As for next steps, find your people. Is there someone out there who you see ‘speaking truth?’ Do they have a community? Find it. (People on here can help to a certain extent if you are willing to share, which I know can be a bit scary online)
What about your other interests? Do you game? There are communities for that. (Famously there are a lot of femboy gamer communities. They aren’t going to hate you for being gender-non-conforming.) There are streamer/youtuber communities. (Check out Phedran, a cool gal with a chill comm. No hate for gender-non-conformers there.) Do you like a particular fandom? Same. Drum circles, writing/reading groups, secular action groups, (you like caring for people? Try volunteering. There’s a ‘Food Not Bombs’ chapter in all the urban centers of Ohio. Even if you only go once a weekbecause of the long drive, you might find your people.) philosophy study groups (special mention: Quarantine Collective, very inclusive but not in a ‘repeat the party slogans’ way) and who knows what else. Do something you love and do it with people.

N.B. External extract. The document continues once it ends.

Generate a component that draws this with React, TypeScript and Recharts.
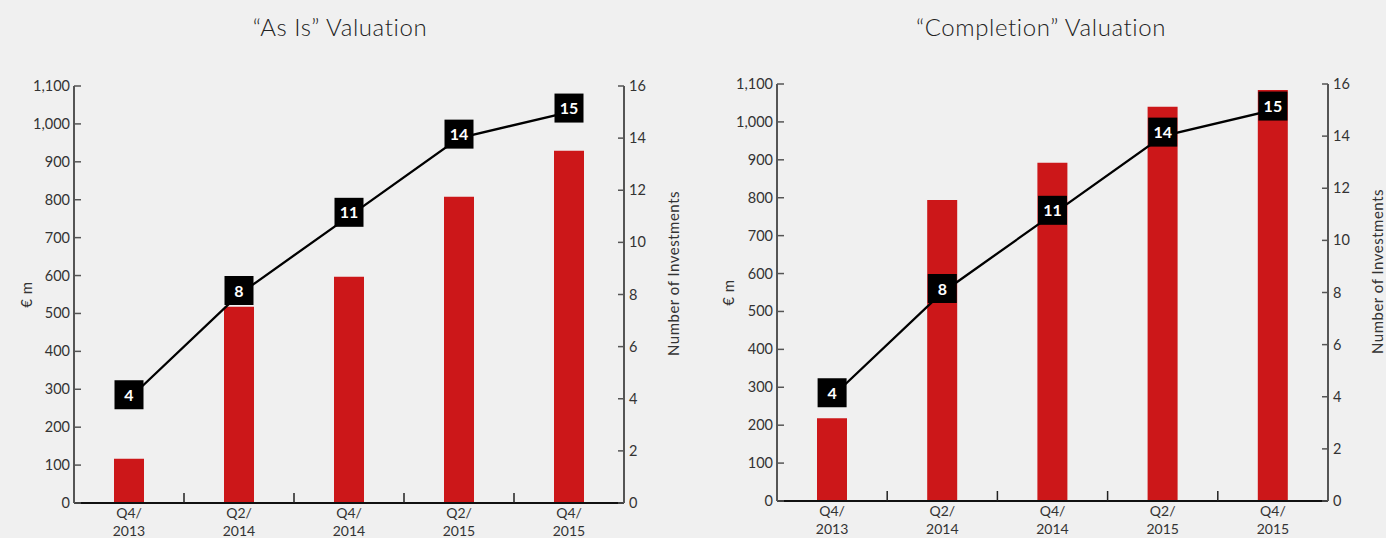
import { ComposedChart, Bar, Line, XAxis, YAxis, LabelList } from 'recharts'

const quarters = ['Q4/', 'Q2/', 'Q4/', 'Q2/', 'Q4/']
const years = ['2013', '2014', '2014', '2015', '2015']
const valueTicks = [0, 100, 200, 300, 400, 500, 600, 700, 800, 900, 1000, 1100]
const countTicks = [0, 2, 4, 6, 8, 10, 12, 14, 16]

const asIsValue = [117, 518, 597, 808, 929]
const asIsCount = [4, 8, 11, 14, 15]
const completionValue = [218, 794, 892, 1040, 1084]
const completionCount = [4, 8, 11, 14, 15]

const FONT = 'Lato, "Noto Sans", sans-serif'
const TEXT = '#333'
const AXIS = '#555'
const RED = '#cc1719'

function makeRows(values: number[], counts: number[]) {
  return quarters.map((q, i) => ({ cat: q + years[i], value: values[i], count: counts[i] }))
}

function LeftTick({ x, y, payload }: any) {
  return (
    <g>
      <line x1={x + 4} x2={x + 11} y1={y} y2={y} stroke={AXIS} strokeWidth={1.5} />
      <text x={x} y={y} dy={5} textAnchor="end" fontSize={14.5} fill={TEXT} fontFamily={FONT}>
        {payload.value.toLocaleString('en-US')}
      </text>
    </g>
  )
}

function RightTick({ x, y, payload }: any) {
  return (
    <g>
      <line x1={x - 5} x2={x - 11} y1={y} y2={y} stroke={AXIS} strokeWidth={1.5} />
      <text x={x} y={y} dy={5} textAnchor="start" fontSize={14.5} fill={TEXT} fontFamily={FONT}>
        {payload.value}
      </text>
    </g>
  )
}

function makeXTick(halfBand: number, count: number) {
  return function XTick({ x, y, index }: any) {
    return (
      <g>
        {index < count - 1 && (
          <line x1={x + halfBand} x2={x + halfBand} y1={y - 14} y2={y - 4} stroke="#222" strokeWidth={1.5} />
        )}
        <text x={x} y={y} textAnchor="middle" fontSize={14} fill={TEXT} fontFamily={FONT}>
          <tspan x={x} dy={11}>{quarters[index]}</tspan>
          <tspan x={x} dy={18}>{years[index]}</tspan>
        </text>
      </g>
    )
  }
}

function CountBadge({ x, y, value }: any) {
  return (
    <g>
      <rect x={x - 14.5} y={y - 18.5} width={29} height={29} fill="#000" />
      <text x={x} y={y - 4} dy={6} textAnchor="middle" fontSize={16} fontWeight={700} fill="#fff" fontFamily={FONT}>
        {value}
      </text>
    </g>
  )
}

function sideLabel(text: string, offset: number, shiftY: number) {
  return (props: any) => {
    const vb = props.viewBox
    const cx = vb.x + offset
    const cy = vb.y + vb.height / 2 + shiftY
    return (
      <text
        x={cx} y={cy} textAnchor="middle" dominantBaseline="central"
        transform={`rotate(-90 ${cx} ${cy})`}
        fontSize={15} letterSpacing={0.5} fill={TEXT} fontFamily={FONT}
      >
        {text}
      </text>
    )
  }
}

interface ChartProps {
  title: string
  titleCenter: number
  values: number[]
  counts: number[]
  left: number
  width: number
  plotLeft: number
  plotRight: number
  plotTop: number
  plotBottom: number
  rightAxisWidth: number
  euroOffset: number
}

function ValuationChart(p: ChartProps) {
  const data = makeRows(p.values, p.counts)
  const leftAxisWidth = 60
  const halfBand = (p.plotRight - p.plotLeft) / data.length / 2
  const xAxisHeight = 538 - p.plotBottom
  return (
    <div style={{ position: 'absolute', left: p.left, top: 0, width: p.width, height: 538 }}>
      <div style={{
        position: 'absolute', top: 11, left: p.titleCenter - 200, width: 400,
        textAlign: 'center', fontFamily: FONT, fontWeight: 300, fontSize: 24,
        letterSpacing: 0.6, color: '#222', lineHeight: '32px',
      }}>
        {p.title}
      </div>
      <ComposedChart
        width={p.width}
        height={538}
        data={data}
        margin={{ top: p.plotTop, right: p.width - p.plotRight - p.rightAxisWidth, bottom: 0, left: p.plotLeft - leftAxisWidth }}
      >
        <XAxis
          dataKey="cat"
          height={xAxisHeight}
          axisLine={{ stroke: '#111', strokeWidth: 2 }}
          tickLine={false}
          tickSize={0}
          tickMargin={4}
          interval={0}
          tick={makeXTick(halfBand, data.length)}
        />
        <YAxis
          yAxisId="v"
          orientation="left"
          width={leftAxisWidth}
          domain={[0, 1100]}
          ticks={valueTicks}
          interval={0}
          axisLine={{ stroke: AXIS, strokeWidth: 2 }}
          tickLine={false}
          tickSize={0}
          tickMargin={4}
          tick={<LeftTick />}
          label={{ content: sideLabel('€ m', p.euroOffset, 0) }}
        />
        <YAxis
          yAxisId="c"
          orientation="right"
          width={p.rightAxisWidth}
          domain={[0, 16]}
          ticks={countTicks}
          interval={0}
          axisLine={{ stroke: AXIS, strokeWidth: 2 }}
          tickLine={false}
          tickSize={0}
          tickMargin={5}
          tick={<RightTick />}
          label={{ content: sideLabel('Number of Investments', 49, -21) }}
        />
        <Bar yAxisId="v" dataKey="value" fill={RED} barSize={30} isAnimationActive={false} />
        <Line
          yAxisId="c"
          dataKey="count"
          stroke="#000"
          strokeWidth={2.3}
          dot={false}
          activeDot={false}
          type="linear"
          isAnimationActive={false}
        >
          <LabelList dataKey="count" content={<CountBadge />} />
        </Line>
      </ComposedChart>
    </div>
  )
}

export default function App() {
  return (
    <div style={{ position: 'absolute', left: 0, top: 0, width: 1386, height: 538, background: '#f0f0f0', overflow: 'hidden' }}>
      <ValuationChart
        title="“As Is” Valuation"
        titleCenter={340}
        values={asIsValue}
        counts={asIsCount}
        left={0}
        width={693}
        plotLeft={74}
        plotRight={624}
        plotTop={86}
        plotBottom={503}
        rightAxisWidth={60}
        euroOffset={12}
      />
      <ValuationChart
        title="“Completion” Valuation"
        titleCenter={341}
        values={completionValue}
        counts={completionCount}
        left={700}
        width={686}
        plotLeft={77}
        plotRight={628}
        plotTop={84}
        plotBottom={501}
        rightAxisWidth={50}
        euroOffset={11}
      />
    </div>
  )
}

Is there a local queer community where you are? (coffee shop, bar, whatever) Even if you aren’t gay, you don’t have to take on any particular identity to socialize. The community is usually very welcoming of those who aren’t locked into the old fashioned gender norms, and at the least, aren’t likely to hate you for that kind of BS reason.
You have options. Keep the momentum going and grab one.